Увлечение счетом у младшего не проходит: пересчитав все фрукты в книге Эрика Карла «Очень голодная гусеница», он двинулся дальше. Цифры, то и дело мелькавшие на периферии наших бесед, теперь выдвинулись на первый план. «Мне два года, значит, нужно два мячика», – заявляет ребенок в отделе игрушек, и растроганная продавщица добавляет к покупке лишний мяч. Он зорко следит за справедливым распределением печенья, цукатов и прочей провизии, заботясь о том, чтобы ему с сестрой доставалось одинаковое количество. Тычет пальцем в ценники. На прогулке ориентируется по номерам на зданиях, а встречая у ближней автобусной остановки цифры ограничивающей скорость разметки, понимает – пора поворачивать к дому.
Среди цифр выделились фавориты. Их сын предпочитает даже в ущерб очевидной выгоде: «Читаю еще три стихотворения, и спать». ‒ «Нет, еще восемь!»; «Десять кругов на карусели, и домой». ‒ «Восемь…». Каждой восьмерке, встреченной в магазине, книге или на улице, он радуется, как лучшему другу.

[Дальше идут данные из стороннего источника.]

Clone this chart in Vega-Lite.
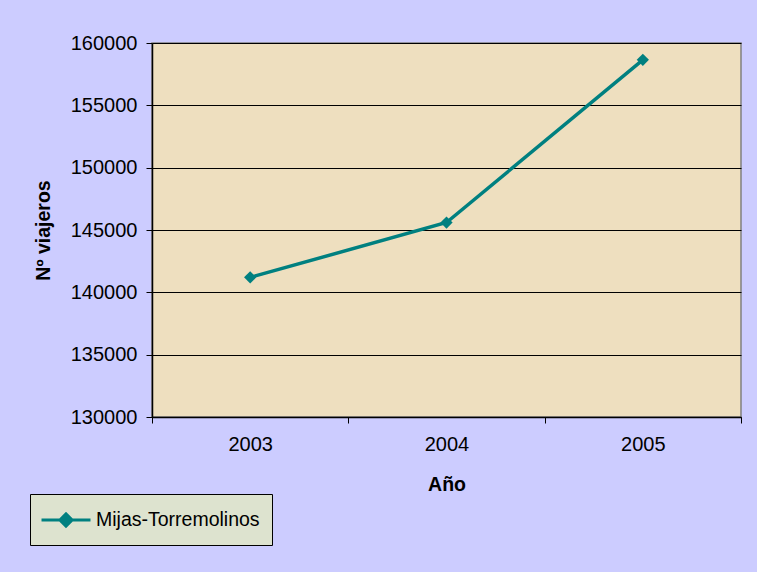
{
  "$schema": "https://vega.github.io/schema/vega-lite/v6.json",
  "autosize": "none",
  "width": 589,
  "height": 374,
  "padding": {"left": 152, "top": 43, "right": 16, "bottom": 155},
  "background": "#CCCCFF",
  "config": {
    "font": "Liberation Sans",
    "view": {"fill": "#EEDFBF", "stroke": "#808080", "strokeWidth": 1.5},
    "axis": {
      "labelFont": "Liberation Sans",
      "labelFontSize": 20,
      "labelColor": "#000000",
      "titleFont": "Liberation Sans",
      "titleFontSize": 19.5,
      "titleFontWeight": "bold",
      "titleColor": "#000000",
      "domainColor": "#000000",
      "domainWidth": 1.5,
      "tickColor": "#000000",
      "tickSize": 6,
      "tickWidth": 1
    }
  },
  "data": {
    "values": [
      {"anio": "2003", "viajeros": 141200, "serie": "Mijas-Torremolinos"},
      {"anio": "2004", "viajeros": 145600, "serie": "Mijas-Torremolinos"},
      {"anio": "2005", "viajeros": 158650, "serie": "Mijas-Torremolinos"}
    ]
  },
  "mark": {
    "type": "line",
    "strokeWidth": 3.5,
    "point": {"shape": "diamond", "size": 150, "filled": true, "opacity": 1}
  },
  "encoding": {
    "x": {
      "field": "anio",
      "type": "ordinal",
      "scale": {"type": "band", "paddingInner": 0, "paddingOuter": 0},
      "axis": {
        "title": "Año",
        "labelAngle": 0,
        "tickBand": "extent",
        "labelPadding": 11,
        "titlePadding": 21,
        "grid": false
      }
    },
    "y": {
      "field": "viajeros",
      "type": "quantitative",
      "scale": {"domain": [130000, 160000], "nice": false, "zero": false},
      "axis": {
        "title": "Nº viajeros",
        "values": [130000, 135000, 140000, 145000, 150000, 155000, 160000],
        "format": "d",
        "labelPadding": 9,
        "titlePadding": 17,
        "grid": true,
        "gridColor": "#000000",
        "gridWidth": 1,
        "gridOpacity": 1
      }
    },
    "color": {
      "field": "serie",
      "type": "nominal",
      "scale": {"range": ["#008080"]},
      "legend": {
        "title": null,
        "orient": "none",
        "legendX": -122,
        "legendY": 451,
        "fillColor": "#DDE3CF",
        "strokeColor": "#000000",
        "padding": 12,
        "symbolType": "M-2,0L2,0M-0.5,0L0,-0.5L0.5,0L0,0.5Z",
        "symbolSize": 600,
        "symbolOffset": 10,
        "symbolStrokeWidth": 3,
        "symbolStrokeColor": "#008080",
        "symbolFillColor": "#008080",
        "symbolOpacity": 1,
        "labelFont": "Liberation Sans",
        "labelFontSize": 19.5,
        "labelColor": "#000000",
        "labelOffset": 16,
        "labelLimit": 300
      }
    }
  }
}
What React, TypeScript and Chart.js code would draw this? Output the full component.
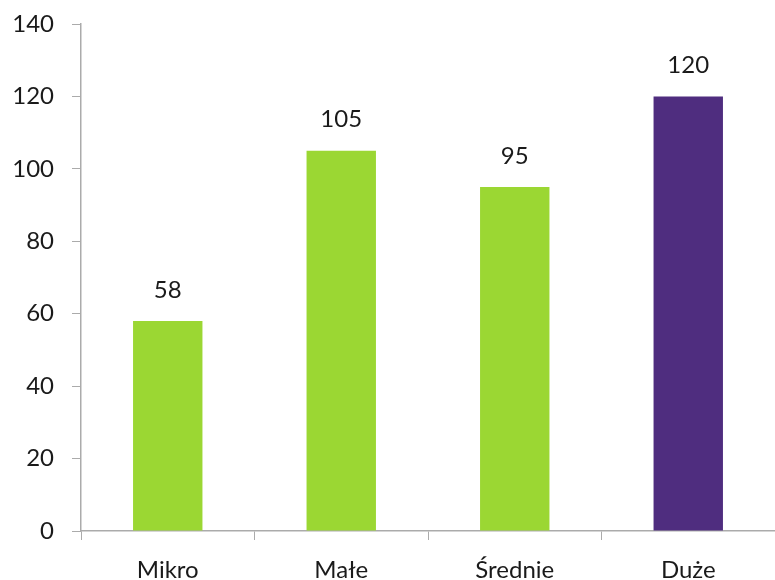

Когда я заметила, что номера страниц в книгах интересуют ребенка чуть ли не больше картинок, то задумалась над подбором соответствующей литературы. Очень кстати в доме нашлась тонкая книжка Самуила Маршака «От одного до десяти. Веселый счет», с иллюстрациями Конашевича ‒ купленная давным-давно в букинисте и точно такая же, как в моем собственном детстве. На ее страницах обитают гибкие длинноногие ожившие цифры, советские школьники и загадочные крохотные человечки. Крошечные мальчики и девочки в ярких юбках катаются на двойках, мирят поссорившиеся друг с другом единицы и тайком пробираются в детские комнаты, таская детские, весьма достоверно изображенные, чулки и башмаки.
В свое время меня пленяло в иллюстрациях Конашевича сочетание осязаемости нарисованного мира и его условности. Некоторые цифры в книге похожи на изогнутые человеческие фигуры, другие – превращаются в предметы. Тройка – рыболовные крючки, шестерка – замок, семь ‒ кочерга. Сын тщетно пытается найти в печке-буржуйке замаскированную цифру – будто ее замысловатый силуэт не может появиться на картинке просто так.

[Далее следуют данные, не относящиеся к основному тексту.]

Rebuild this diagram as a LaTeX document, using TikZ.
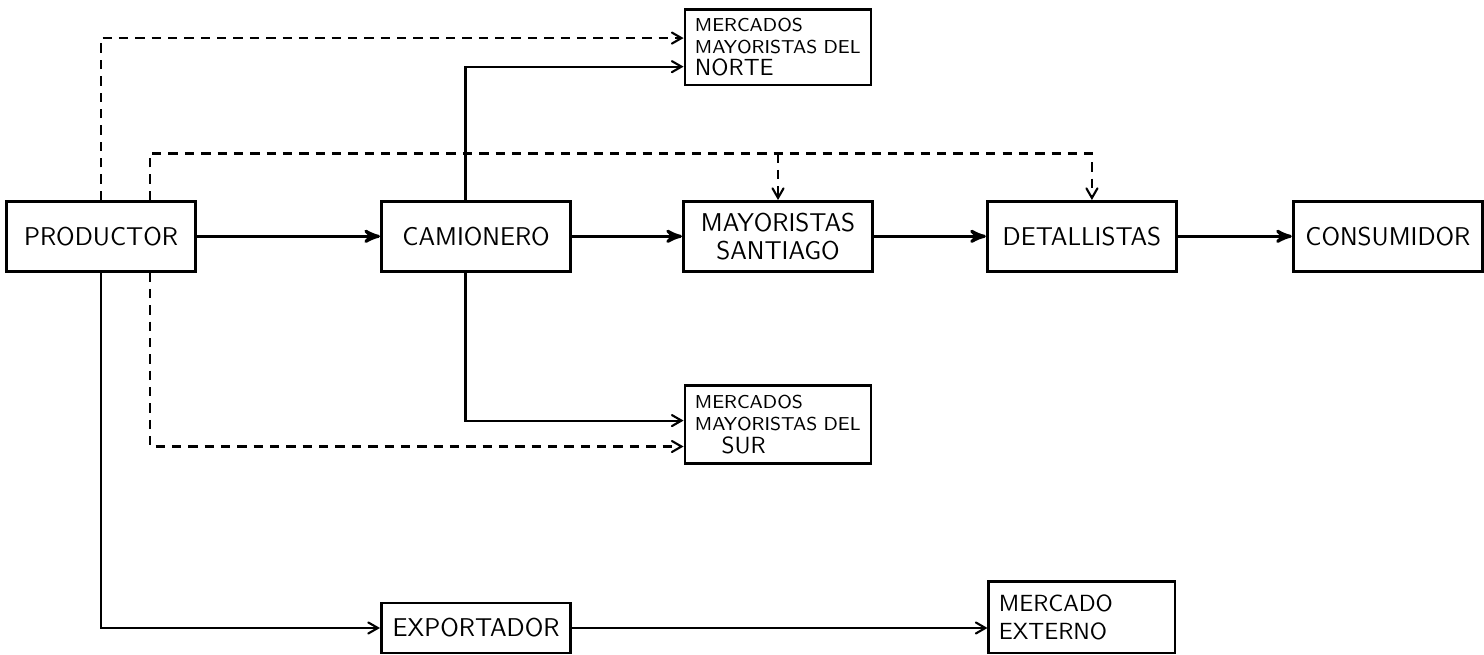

Художник оставляет цифрам много воздуха. Они свободно прогуливаются на зеленоватых полях, окруженные любопытными человечками. Каждая цифра для человечков – новое явление и значительная фигура, они смотрят на нее снизу вверх, но совсем не боятся ‒ хватают ноли за бока и отважно орудуют не по размеру крупной кочергой-семеркой. Сейчас мне кажется, что, используя подобный масштаб фигур, художник схватывает момент увлеченного открытия. Мой сын смотрит на номера домов примерно с тем же выражением.
Листая страницы Маршака, я подумала, что считать можно не только предметы. Девять – это время «отбоя» и время начала школьных занятий. Разворот, посвященный цифре семь, изображает ход учебной недели. Четверка разворачивает перед нами комнату в плоскости так, чтобы были хорошо видны все ее четыре угла. Счет – казалось бы, прикладное занятие – получает свое собственное «некоторое царство-государство». В книжке, яркой и достоверной, живет свободная математика, не привязанная к исчислению яблок или конфет. Шесть котят, пять пальцев можно пересчитать, а ноль ‒ нет, но он от этого не теряет лица и характера.

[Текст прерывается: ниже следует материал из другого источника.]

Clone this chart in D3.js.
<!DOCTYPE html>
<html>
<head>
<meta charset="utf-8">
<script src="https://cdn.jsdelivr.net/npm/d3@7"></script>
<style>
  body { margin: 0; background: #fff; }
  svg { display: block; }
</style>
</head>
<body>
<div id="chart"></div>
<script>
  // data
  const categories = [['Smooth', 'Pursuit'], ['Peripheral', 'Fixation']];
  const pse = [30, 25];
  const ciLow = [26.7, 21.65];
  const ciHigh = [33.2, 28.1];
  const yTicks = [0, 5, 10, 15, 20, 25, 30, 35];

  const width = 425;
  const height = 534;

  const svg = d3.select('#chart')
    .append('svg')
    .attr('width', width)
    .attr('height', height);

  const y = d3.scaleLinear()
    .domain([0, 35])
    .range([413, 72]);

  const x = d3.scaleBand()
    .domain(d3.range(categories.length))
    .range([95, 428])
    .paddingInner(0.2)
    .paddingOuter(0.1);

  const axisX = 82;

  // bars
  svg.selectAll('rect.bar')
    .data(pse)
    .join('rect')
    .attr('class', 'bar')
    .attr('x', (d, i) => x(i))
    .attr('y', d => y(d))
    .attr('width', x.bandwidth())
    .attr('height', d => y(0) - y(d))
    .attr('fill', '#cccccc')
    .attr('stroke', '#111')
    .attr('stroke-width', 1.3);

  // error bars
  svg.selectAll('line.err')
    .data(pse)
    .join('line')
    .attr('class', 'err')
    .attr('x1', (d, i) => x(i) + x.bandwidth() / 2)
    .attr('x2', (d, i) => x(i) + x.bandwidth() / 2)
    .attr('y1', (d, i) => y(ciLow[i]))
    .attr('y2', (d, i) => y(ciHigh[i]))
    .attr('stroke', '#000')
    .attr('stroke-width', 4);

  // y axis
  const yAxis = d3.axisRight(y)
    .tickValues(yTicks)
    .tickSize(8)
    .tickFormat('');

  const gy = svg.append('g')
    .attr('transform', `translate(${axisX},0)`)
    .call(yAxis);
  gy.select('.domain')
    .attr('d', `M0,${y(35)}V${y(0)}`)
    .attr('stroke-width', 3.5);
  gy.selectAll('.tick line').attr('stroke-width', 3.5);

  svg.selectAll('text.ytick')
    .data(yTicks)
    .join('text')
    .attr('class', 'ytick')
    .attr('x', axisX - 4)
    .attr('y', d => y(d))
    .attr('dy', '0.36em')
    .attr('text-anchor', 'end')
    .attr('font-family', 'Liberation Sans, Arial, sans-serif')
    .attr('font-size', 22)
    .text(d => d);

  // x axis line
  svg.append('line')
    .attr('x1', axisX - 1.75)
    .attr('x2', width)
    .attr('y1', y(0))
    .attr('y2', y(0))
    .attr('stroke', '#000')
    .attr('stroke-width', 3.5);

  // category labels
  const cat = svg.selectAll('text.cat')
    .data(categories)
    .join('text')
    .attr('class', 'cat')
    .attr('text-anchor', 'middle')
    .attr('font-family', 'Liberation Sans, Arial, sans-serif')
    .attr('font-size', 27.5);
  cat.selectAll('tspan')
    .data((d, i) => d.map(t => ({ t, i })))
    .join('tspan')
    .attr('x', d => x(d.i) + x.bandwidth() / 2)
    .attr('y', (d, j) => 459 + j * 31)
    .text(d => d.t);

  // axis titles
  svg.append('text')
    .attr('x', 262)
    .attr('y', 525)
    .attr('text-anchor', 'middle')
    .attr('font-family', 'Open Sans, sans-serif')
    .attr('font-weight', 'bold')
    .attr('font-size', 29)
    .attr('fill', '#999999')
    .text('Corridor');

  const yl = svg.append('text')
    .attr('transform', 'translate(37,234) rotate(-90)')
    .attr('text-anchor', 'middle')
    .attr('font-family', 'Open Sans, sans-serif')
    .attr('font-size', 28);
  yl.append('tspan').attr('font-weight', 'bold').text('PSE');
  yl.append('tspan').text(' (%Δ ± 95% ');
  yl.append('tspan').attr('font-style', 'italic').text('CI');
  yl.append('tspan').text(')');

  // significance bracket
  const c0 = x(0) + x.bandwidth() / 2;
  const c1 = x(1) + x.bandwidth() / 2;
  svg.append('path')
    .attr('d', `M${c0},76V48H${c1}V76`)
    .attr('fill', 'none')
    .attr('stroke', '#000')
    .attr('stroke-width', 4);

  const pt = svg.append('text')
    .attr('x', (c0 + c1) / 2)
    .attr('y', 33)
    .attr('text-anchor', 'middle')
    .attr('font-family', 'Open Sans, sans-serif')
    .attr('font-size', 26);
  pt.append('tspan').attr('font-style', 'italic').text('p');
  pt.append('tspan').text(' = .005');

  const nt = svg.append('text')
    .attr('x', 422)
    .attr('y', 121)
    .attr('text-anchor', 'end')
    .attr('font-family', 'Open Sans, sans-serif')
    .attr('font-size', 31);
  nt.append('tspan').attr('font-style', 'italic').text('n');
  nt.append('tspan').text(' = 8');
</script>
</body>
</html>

Больше других сыну нравятся поссорившиеся единицы и огромная кобылица-двойка.
Две сестрицы ‒ две руки
Рубят, строят, роют.
Рвут на грядке сорняки
И друг дружку моют.
Месят тесто две руки –
Левая и правая.
Воду моря и реки
Загребают, плавая.
Чтение на ночь сын сопровождает жестами, сам себе придумывая развивающее упражнение про «лево» и «право». Поет про четыре ножки мышки и кошки (обилие на страницах книжки котят ‒ отдельная радость). После недели непрерывного чтения почти не путает цифры шесть и девять.
В общении сына с Маршаком завораживает возможность увлечься чем-то с нуля и свободный, ничем не обусловленный выбор предмета этого увлечения. Почему цифры? Старшая дочь в его возрасте предпочитала дорожные знаки. Только в одном мои наблюдения дают сбой: никак не пойму, отчего ребенок наотрез отказывается слушать стихотворение про матрешек с любимой восьмеркой.